Hebrews 13:7 says, “Remember them which have the rule over you, who have spoken unto you the word of God: whose faith follow.” The preacher that led us to Christ and that led us by word and example to follow Christ in full dedication ought to have our loyal gratitude. How much we owe to the preachers who mentored us and counseled us and taught us the Bible!
It is righteous gratitude that gives a preacher loyalty to the older preachers God has used in his life. The time may come when we disagree with those who trained us on some important matter, and it may occur that we have to take a stand on the other side of an issue in opposition to a man who nurtured us in the ministry, but we should maintain a degree of loyalty to him.
There are things others may say about the man, but not the one who is his son in the ministry. There ought to be obvious pain in the heart of a preacher when he has to express disagreement with the direction his spiritual father has taken. The latter years of preachers who have invested their lives in the ministries of younger men should be blessed with repeated expressions of gratitude even from those who think they strayed in some way.
Loyalty is not just for the time when you draw a salary from his church.

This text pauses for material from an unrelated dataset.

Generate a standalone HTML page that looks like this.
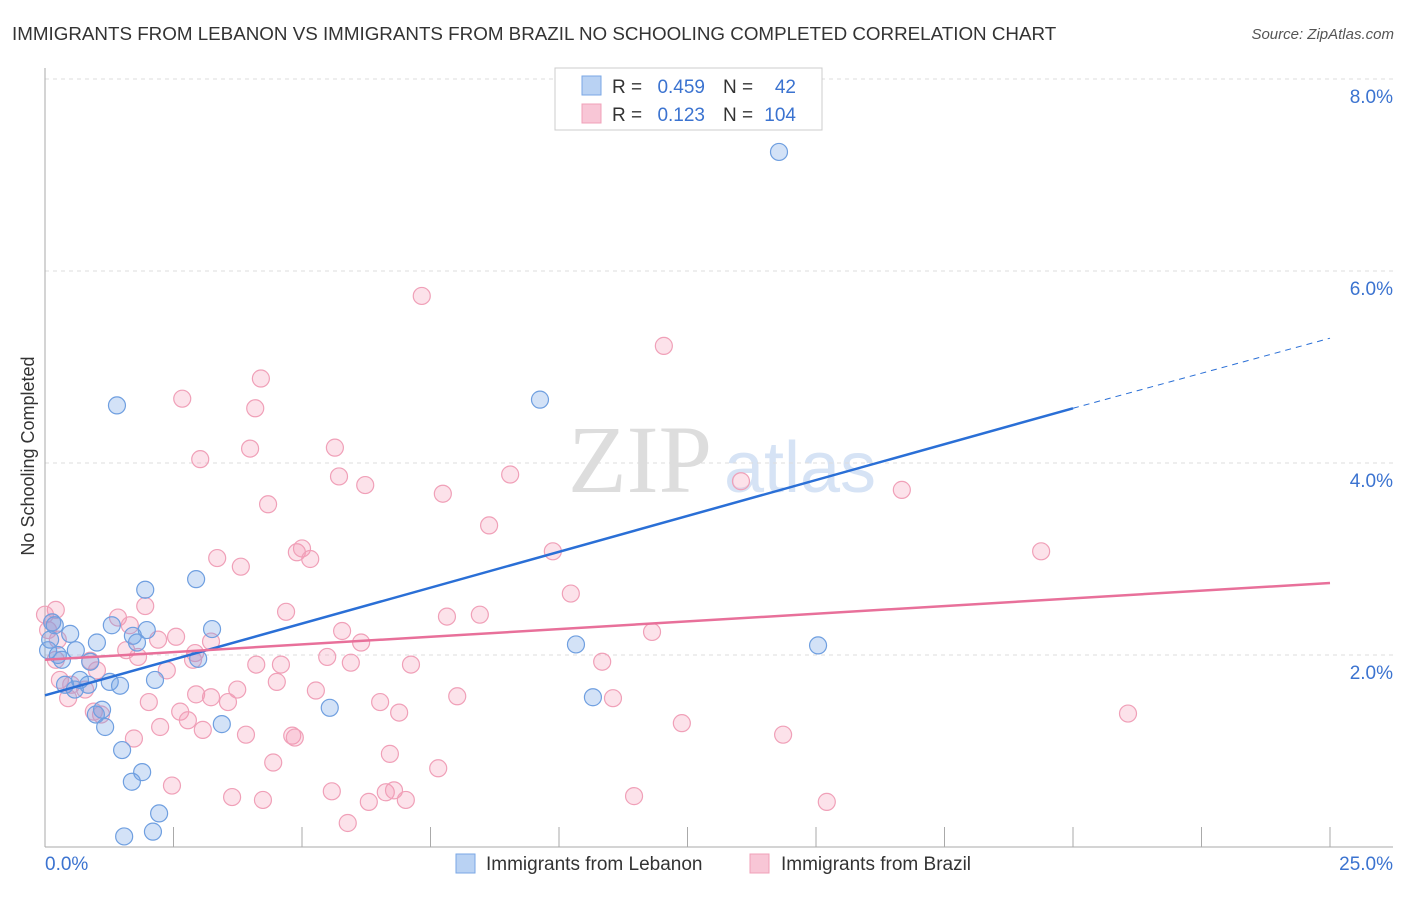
<!DOCTYPE html>
<html><head><meta charset="utf-8"><style>
body{margin:0;background:#fff;font-family:"Liberation Sans",sans-serif}
</style></head><body>
<svg width="1406" height="892" xmlns="http://www.w3.org/2000/svg" id="chart">
<text x="12" y="40" font-size="18.8" fill="#333">IMMIGRANTS FROM LEBANON VS IMMIGRANTS FROM BRAZIL NO SCHOOLING COMPLETED CORRELATION CHART</text>
<text x="1394" y="39" font-size="15" fill="#555" font-style="italic" text-anchor="end">Source: ZipAtlas.com</text>
<text x="640" y="492" font-size="96" fill="#ddd" font-family="Liberation Serif" text-anchor="middle">ZIP</text>
<text x="800" y="492" font-size="72" fill="#d6e3f5" text-anchor="middle">atlas</text>
<g id="grid"></g><g id="axes"></g><g id="pts"></g><g id="lines"></g>
<text x="34" y="456" font-size="18" fill="#333" text-anchor="middle" transform="rotate(-90 34 456)">No Schooling Completed</text>
<g>
<rect x="555" y="68" width="267" height="62" fill="#fff" stroke="#ccc"/>
<rect x="582" y="76" width="19" height="19" fill="#b9d2f3" stroke="#7aa7e6"/>
<rect x="582" y="104" width="19" height="19" fill="#f8c6d6" stroke="#f0a0b8"/>
<g font-size="19" fill="#333">
<text x="612" y="93">R =</text><text x="705" y="93" fill="#3b73d0" text-anchor="end">0.459</text>
<text x="723" y="93">N =</text><text x="796" y="93" fill="#3b73d0" text-anchor="end">42</text>
<text x="612" y="121">R =</text><text x="705" y="121" fill="#3b73d0" text-anchor="end">0.123</text>
<text x="723" y="121">N =</text><text x="796" y="121" fill="#3b73d0" text-anchor="end">104</text>
</g>
</g>
<g>
<rect x="456" y="854" width="19" height="19" fill="#b9d2f3" stroke="#7aa7e6"/>
<text x="486" y="870" font-size="19" fill="#333">Immigrants from Lebanon</text>
<rect x="750" y="854" width="19" height="19" fill="#f8c6d6" stroke="#f0a0b8"/>
<text x="781" y="870" font-size="19" fill="#333">Immigrants from Brazil</text>
</g>
</svg>
<script>
const yTicks=[2,4,6,8];
const yTickLabels=["2.0%","4.0%","6.0%","8.0%"];
const xTickLabels=["0.0%","25.0%"];
const bluePx=[[779,152],[117,405],[540,400],[196,579],[145,590],[52,622],[70,634],[55,625],[97,643],[76,650],[133,636],[147,630],[212,629],[137,643],[198,659],[62,660],[48,650],[90,662],[80,680],[88,685],[110,682],[120,686],[155,680],[102,710],[96,715],[105,727],[222,724],[330,708],[122,750],[142,772],[132,782],[159,813],[124,836],[153,832],[576,644],[818,645],[593,697],[58,655],[75,690],[112,625],[50,640],[65,685]];
const pinkPx=[[422,296],[664,346],[261,379],[182,399],[255,408],[200,459],[250,449],[335,448],[339,476],[365,485],[510,475],[443,494],[268,504],[741,481],[902,490],[489,525],[217,558],[241,567],[297,552],[302,548],[310,559],[553,551],[1041,551],[571,594],[145,606],[118,618],[286,612],[447,617],[480,615],[130,625],[176,637],[158,640],[342,631],[652,632],[211,642],[361,643],[126,650],[195,653],[193,660],[138,657],[56,660],[90,661],[256,665],[281,665],[327,657],[351,663],[411,665],[602,662],[97,670],[167,670],[60,680],[71,685],[85,690],[277,682],[237,690],[196,694],[211,697],[316,691],[457,696],[613,698],[68,698],[149,702],[228,702],[380,702],[399,713],[180,712],[188,720],[1128,714],[101,715],[94,712],[160,727],[203,730],[682,723],[292,736],[295,738],[134,739],[246,735],[783,735],[390,754],[273,763],[438,768],[172,786],[332,791],[386,792],[394,790],[232,797],[263,800],[369,802],[406,800],[634,796],[827,802],[348,823],[48,630],[52,622],[58,640],[56,610],[45,615]];
const blueX=bluePx.map(p=>+((p[0]-45)/51.4).toFixed(2)), blueY=bluePx.map(p=>+((847-p[1])/96).toFixed(2));
const pinkX=pinkPx.map(p=>+((p[0]-45)/51.4).toFixed(2)), pinkY=pinkPx.map(p=>+((847-p[1])/96).toFixed(2));
const blueTrend=[[0,1.58],[20,4.57],[25,5.3]];
const pinkTrend=[[0,1.95],[25,2.75]];
const X=v=>45+v*51.4, Y=v=>847-v*96;
const NS="http://www.w3.org/2000/svg";
function mk(t,a,parent){const e=document.createElementNS(NS,t);for(const k in a)e.setAttribute(k,a[k]);document.getElementById(parent).appendChild(e);return e;}
yTicks.forEach((t,i)=>{
 const l=mk('line',{x1:45,x2:1393,y1:Y(t),y2:Y(t),stroke:'#ddd','stroke-dasharray':'4,4'},'grid');
 
 
 const tx=mk('text',{x:1393,y:Y(t)+24,'font-size':19,fill:'#3b73d0','text-anchor':'end'},'grid');
 tx.textContent=yTickLabels[i];
 
 
});
const ax=mk('line',{x1:45,x2:45,y1:68,y2:847,stroke:'#aaa'},'axes');


const bx=mk('line',{x1:45,x2:1393,y1:847,y2:847,stroke:'#aaa'},'axes');


for(let i=1;i<=10;i++){const t=mk('line',{x1:X(i*2.5),x2:X(i*2.5),y1:827,y2:847,stroke:'#aaa'},'axes');
 
 }
[[45,'start',0],[1393,'end',1]].forEach(a=>{const t=mk('text',{x:a[0],y:870,'font-size':19,fill:'#3b73d0','text-anchor':a[1]},'axes');t.textContent=xTickLabels[a[2]];
 
 });
pinkX.forEach((x,i)=>{const c=mk('circle',{cx:X(x),cy:Y(pinkY[i]),r:8.5,fill:'rgba(244,150,180,0.28)',stroke:'#f0a0b8','stroke-width':1.2},'pts');
 
 });
blueX.forEach((x,i)=>{const c=mk('circle',{cx:X(x),cy:Y(blueY[i]),r:8.5,fill:'rgba(110,160,230,0.3)',stroke:'#6f9fe0','stroke-width':1.2},'pts');
 
 });
const b1=mk('line',{x1:X(blueTrend[0][0]),y1:Y(blueTrend[0][1]),x2:X(blueTrend[1][0]),y2:Y(blueTrend[1][1]),stroke:'#2a6fd6','stroke-width':2.5},'lines');


const b2=mk('line',{x1:X(blueTrend[1][0]),y1:Y(blueTrend[1][1]),x2:X(blueTrend[2][0]),y2:Y(blueTrend[2][1]),stroke:'#2a6fd6','stroke-width':1,'stroke-dasharray':'6,5'},'lines');


const p1=mk('line',{x1:X(pinkTrend[0][0]),y1:Y(pinkTrend[0][1]),x2:X(pinkTrend[1][0]),y2:Y(pinkTrend[1][1]),stroke:'#e8709a','stroke-width':2.5},'lines');


</script>
</body></html>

It lasts throughout life in the bosom of the man who loves God and loves God’s man.
6. Healthy fellowship between preachers is always based upon the truth.
First and Second Timothy teach ministerial loyalty. It is not only the Lord of which Timothy ought not be ashamed, but also of His prisoner, the apostle with whom he had been associated for so long (2 Timothy 1:8). It was not only loving this present world of which Demas was guilty, but also of forsaking Paul (2 Timothy 4:10).
The spiritual man is loyal in the proper sense of loyalty. But there is also an inappropriate, perverted kind of loyalty that is unspiritual. When the Corinthian Christians divided the church with such slogans as, “I am of Paul” and “I am Apollos” they were being carnal.
Carnal loyalty is purely human, based on old friendships, similar tastes and style, mutual college or seminary experiences, or personal appreciation. The right kind of loyalty is based on the same thing that enables healthy Christian cooperation: agreement on the truth.
When fellowship calls for somebody to give up or back up on some conviction in the interest of maintaining harmony in the group, this sort of fellowship tends to corrupt the men involved in it.
Healthy cooperation is based on mutually received truths. When organizations of preachers suffer from doctrinal disagreement, sometimes it would be better for the thing to split and for the preachers to work more closely and more often with men who agree with them. Of course, believers need to learn how to receive those who disagree with them (according to the wonderful teaching in Romans 14), but the healthiest interaction we have with other preachers is based on and not in spite of the truth.
This principle shapes all aspects of correct loyalty. I may find myself loyal to some brother because of his investment in my life, but at the same time careful not to endorse where he is clearly wrong. I will be loyal to those over me in the ministry, while still faithful to the truth I see in God’s Word. But I may not be able to stay in a position if being faithful to the truth while serving there becomes increasingly difficult. Yet before and after I leave, I will not harm the good being done by hurting that predominantly scriptural ministry.